画像: 一番右はもっともローバウンスモデル(バウンス4度)だが、ソール幅が広く丸みがあるため表記以上にバウンス効果が感じられやすい。一番左は16度バウンスだがソール幅が狭く平らなためハンドファーストに構えやすい。こう構えてしまうとバウンス効果が生まれにくくなる

一番右はもっともローバウンスモデル(バウンス4度)だが、ソール幅が広く丸みがあるため表記以上にバウンス効果が感じられやすい。一番左は16度バウンスだがソール幅が狭く平らなためハンドファーストに構えやすい。こう構えてしまうとバウンス効果が生まれにくくなる

現在、ツアーウェッジの世界を圧倒的な使用率でリードしている、タイトリスト ボーケイ・デザインウェッジの生みの親、ボブ・ボーケイ氏は“バウンス”についてこう表現している。

「私がスタッフたちによく言うのは、スケールで測ったバウンスの角度と、我々が提供したい“バウンス”は同じではないということです。実際のショートゲームでゴルファーの助けになるのは、角度ではなく山のように盛り上がった出っ張りそのもの。それがバウンスです。計測した角度が小さくても、しっかりとソールに出っ張り部分があれば、実効的バウンス効果が高い、やさしいウェッジになるのです」(ボーケイ氏)

ソールの幅を広くしただけでも、あるいはソールに強い丸みを付けただけでも“バウンス”効果は大きくなる。ワイドソールやキャンバーソールが地面に潜りにくいのはそのためだ。角度は測れば出てくるが、大事なのは角度ではなく“出っ張り”そのものの効果。これがなければどんなハイバウンス表示のウェッジでも、狙った効果を生み出すことはできないのだ。

たとえば、フラットな面でソールの盛り上がりはないがソール後方(トレーリングエッジ)にかけて急角度になっているウェッジでは、計測上バウンス角度は非常に大きくなるが、ソールの座り的にハンドファーストに構えやすく、結果としてバウンス効果が得られにくくなってしまうことが多い。バウンスが18度あろうが、18度ハンドファーストに構えれば、ソールの出っ張りは“ゼロ“となってしまうのだ。つまり、構え方ひとつでバウンス効果は使えなくなってしまうということだ。

画像: 簡単に言えば地面の上にシャフトを垂直にして構えたときのリーディングエッジから下のソールの出っ張りがバウンス。

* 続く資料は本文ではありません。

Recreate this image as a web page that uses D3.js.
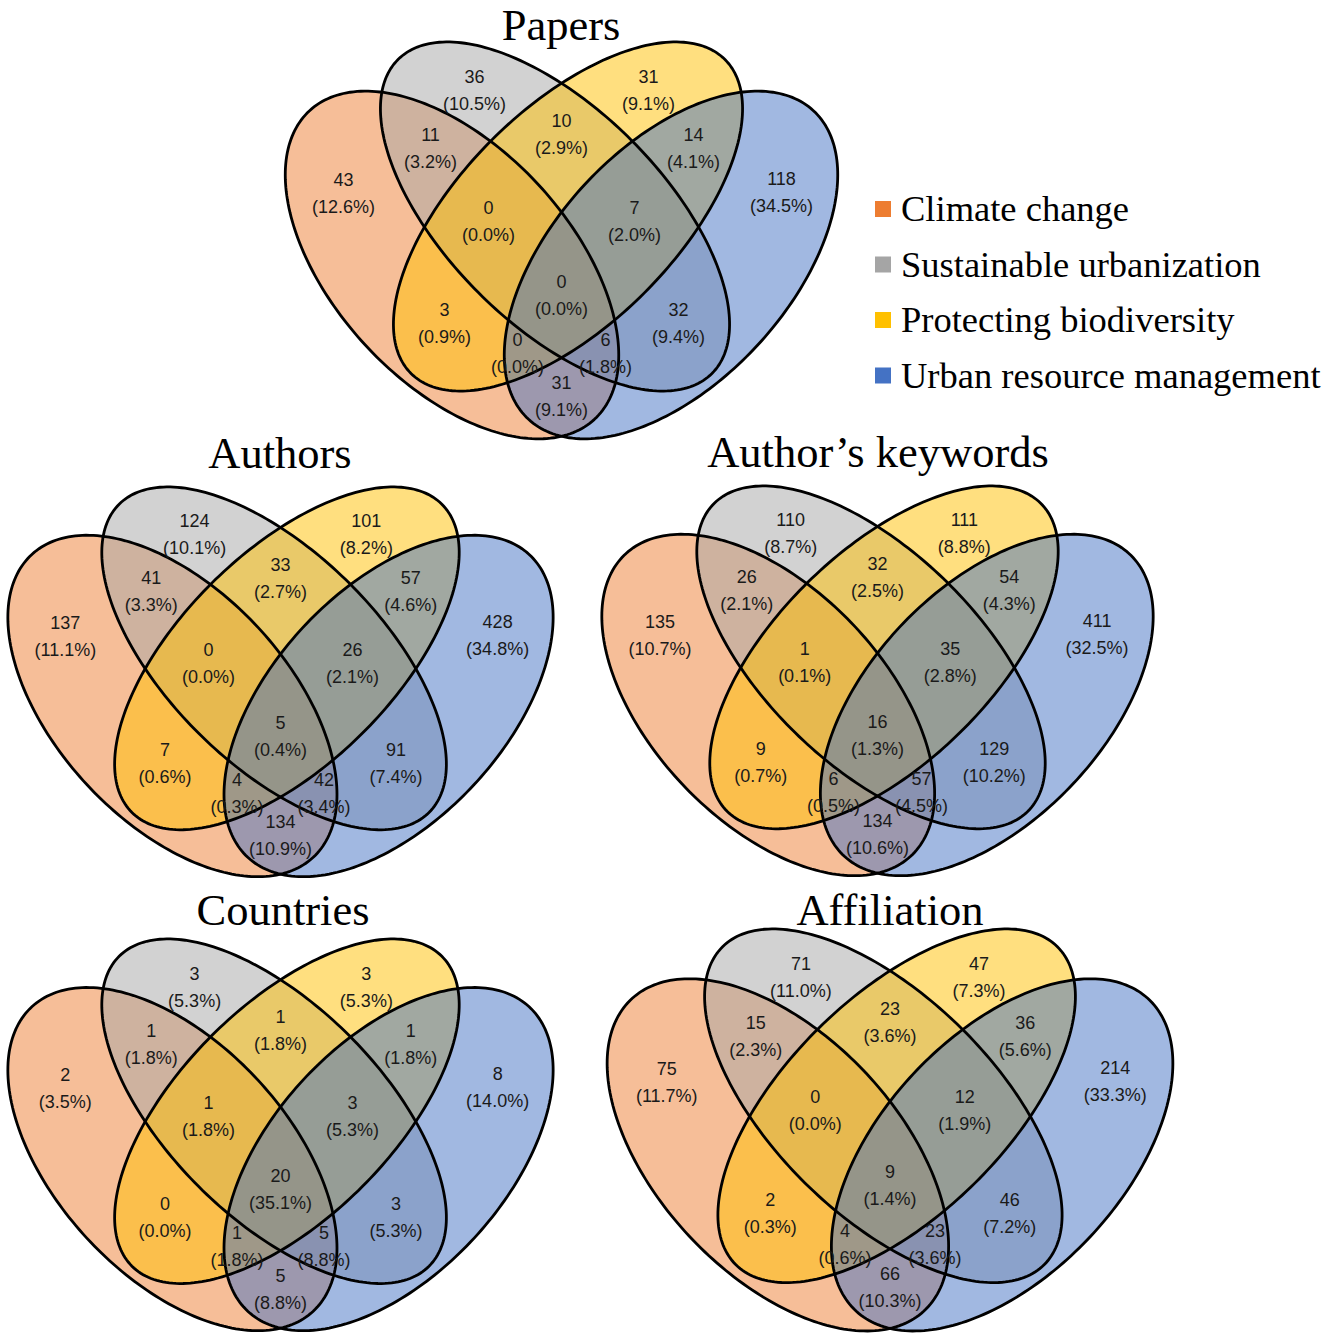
<!DOCTYPE html>
<html>
<head>
<meta charset="utf-8">
<script src="https://cdn.jsdelivr.net/npm/d3@7"></script>
<style>
  body { margin: 0; background: #fff; }
  svg { display: block; }
</style>
</head>
<body>
<div class="chart"></div>
<script>
// sets, in drawing order
var setNames = ["Climate change", "Sustainable urbanization", "Protecting biodiversity", "Urban resource management"];
var setColors = ["#ED7D31", "#A5A5A5", "#FFC000", "#4472C4"];

// region keys: O=climate, G=urbanization, Y=biodiversity, B=resource
var regionKeys = ["O", "G", "Y", "B", "OG", "GY", "YB", "OGY", "GYB", "OGYB", "OY", "GB", "OYB", "OGB", "OB"];

var panelTitles = ["Papers", "Authors", "Author\u2019s keywords", "Countries", "Affiliation"];
var papers      = [43, 36, 31, 118, 11, 10, 14, 0, 7, 0, 3, 32, 0, 6, 31];
var authors     = [137, 124, 101, 428, 41, 33, 57, 0, 26, 5, 7, 91, 4, 42, 134];
var keywords    = [135, 110, 111, 411, 26, 32, 54, 1, 35, 16, 9, 129, 6, 57, 134];
var countries   = [2, 3, 3, 8, 1, 1, 1, 1, 3, 20, 0, 3, 1, 5, 5];
var affiliation = [75, 71, 47, 214, 15, 23, 36, 0, 12, 9, 2, 46, 4, 23, 66];
var panelValues = [papers, authors, keywords, countries, affiliation];

var width = 1325, height = 1344;

// base layout (units relative to the symmetry axis and the top of the diagram)
var ellipses = [
    {cx: -109.5, cy: 223, a: 210, b: 118, rot: 47.3},
    {cx: -6.5, cy: 174.5, a: 222, b: 108, rot: 45},
    {cx: 6.5, cy: 174.5, a: 222, b: 108, rot: -45},
    {cx: 109.5, cy: 223, a: 210, b: 118, rot: -47.3}
];
var labelPos = {
    O: [-218, 138], G: [-87, 35], Y: [87, 35], B: [220, 137],
    OG: [-131, 93], GY: [0, 79], YB: [132, 93],
    OGY: [-73, 166], GYB: [73, 166], OGYB: [0, 240],
    OY: [-117, 268], GB: [117, 268],
    OYB: [-44, 298], OGB: [44, 298], OB: [0, 341]
};
var panels = [
    {cx: 561.5, top: 42, sx: 1, sy: 1, titleX: 561, titleY: 40},
    {cx: 280.5, top: 487, sx: 0.987, sy: 0.982, titleX: 280, titleY: 468},
    {cx: 877.5, top: 486, sx: 0.998, sy: 0.982, titleX: 878, titleY: 467},
    {cx: 280.5, top: 939, sx: 0.987, sy: 0.987, titleX: 283, titleY: 925},
    {cx: 890, top: 929, sx: 1.024, sy: 1.013, titleX: 890, titleY: 925}
];

var svg = d3.select(".chart").append("svg")
    .attr("width", width)
    .attr("height", height);
svg.append("rect").attr("width", width).attr("height", height).attr("fill", "#fff");

var pct = d3.format(".1%");

panels.forEach(function (p, i) {
    var x = d3.scaleLinear().domain([-276, 276]).range([p.cx - 276 * p.sx, p.cx + 276 * p.sx]);
    var y = d3.scaleLinear().domain([0, 397]).range([p.top, p.top + 397 * p.sy]);
    var g = svg.append("g");

    var line = d3.line()
        .x(function (d) { return x(d[0]); })
        .y(function (d) { return y(d[1]); })
        .curve(d3.curveLinearClosed);

    function ellipsePts(e) {
        var r = e.rot * Math.PI / 180, c = Math.cos(r), s = Math.sin(r);
        return d3.range(0, 2 * Math.PI, Math.PI / 120).map(function (t) {
            var u = e.a * Math.cos(t), v = e.b * Math.sin(t);
            return [e.cx + u * c - v * s, e.cy + u * s + v * c];
        });
    }

    g.selectAll("path.fill")
        .data(ellipses)
        .enter().append("path")
        .attr("class", "fill")
        .attr("d", function (e) { return line(ellipsePts(e)); })
        .attr("fill", function (e, k) { return setColors[k]; })
        .attr("fill-opacity", 0.5)
        .attr("stroke", "none");

    g.selectAll("path.edge")
        .data(ellipses)
        .enter().append("path")
        .attr("class", "edge")
        .attr("d", function (e) { return line(ellipsePts(e)); })
        .attr("fill", "none")
        .attr("stroke", "#000")
        .attr("stroke-width", 2.8);

    var vals = panelValues[i];
    var total = d3.sum(vals);
    var lab = g.selectAll("text.lab")
        .data(regionKeys)
        .enter().append("text")
        .attr("class", "lab")
        .attr("text-anchor", "middle")
        .attr("font-family", "'Liberation Sans', Arial, sans-serif")
        .attr("font-size", 18)
        .attr("fill", "#1a1a1a");
    lab.append("tspan")
        .attr("x", function (k) { return x(labelPos[k][0]); })
        .attr("y", function (k) { return y(labelPos[k][1]) + 6; })
        .text(function (k, j) { return vals[j]; });
    lab.append("tspan")
        .attr("x", function (k) { return x(labelPos[k][0]); })
        .attr("y", function (k) { return y(labelPos[k][1]) + 33; })
        .text(function (k, j) { return "(" + pct(vals[j] / total) + ")"; });

    svg.append("text")
        .attr("x", p.titleX)
        .attr("y", p.titleY)
        .attr("text-anchor", "middle")
        .attr("font-family", "'Liberation Serif', 'Times New Roman', serif")
        .attr("font-size", 44.5)
        .attr("fill", "#000")
        .text(panelTitles[i]);
});

// legend
var legend = svg.append("g").attr("transform", "translate(875,201)");
var row = legend.selectAll("g")
    .data(setNames)
    .enter().append("g")
    .attr("transform", function (d, k) { return "translate(0," + (k * 55.5) + ")"; });
row.append("rect")
    .attr("width", 16).attr("height", 16)
    .attr("fill", function (d, k) { return setColors[k]; });
row.append("text")
    .attr("x", 26)
    .attr("y", 20)
    .attr("font-family", "'Liberation Serif', 'Times New Roman', serif")
    .attr("font-size", 36.5)
    .attr("fill", "#000")
    .text(function (d) { return d; });
</script>
</body>
</html>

これだけ浮いても実際は芝生の上の浮いているボールを打つので問題はない。むしろリーディングエッジが浮かないよう構える=バウンスをゼロにするほうが問題

簡単に言えば地面の上にシャフトを垂直にして構えたときのリーディングエッジから下のソールの出っ張りがバウンス。これだけ浮いても実際は芝生の上の浮いているボールを打つので問題はない。むしろリーディングエッジが浮かないよう構える=バウンスをゼロにするほうが問題

正しくバウンス効果を評価したいならば、アドレス時にシャフトのアングルを垂直にしてセットアップすることをおすすめしたい。この状態で構えたならば、どんなウエッジでも正しくバウンス効果を発揮しやすくなっている。硬い床にセットしたならばリーディングエッジが少し浮いている状態が正しいセットアップである。リーディングエッジの浮きをなくそうとアドレスでシャフトを目標側に倒していく(ハンドファースト)と、バウンスは“ゼロ”になっていく。ハイバウンスだろうがこう構えてしまえば意味なしである。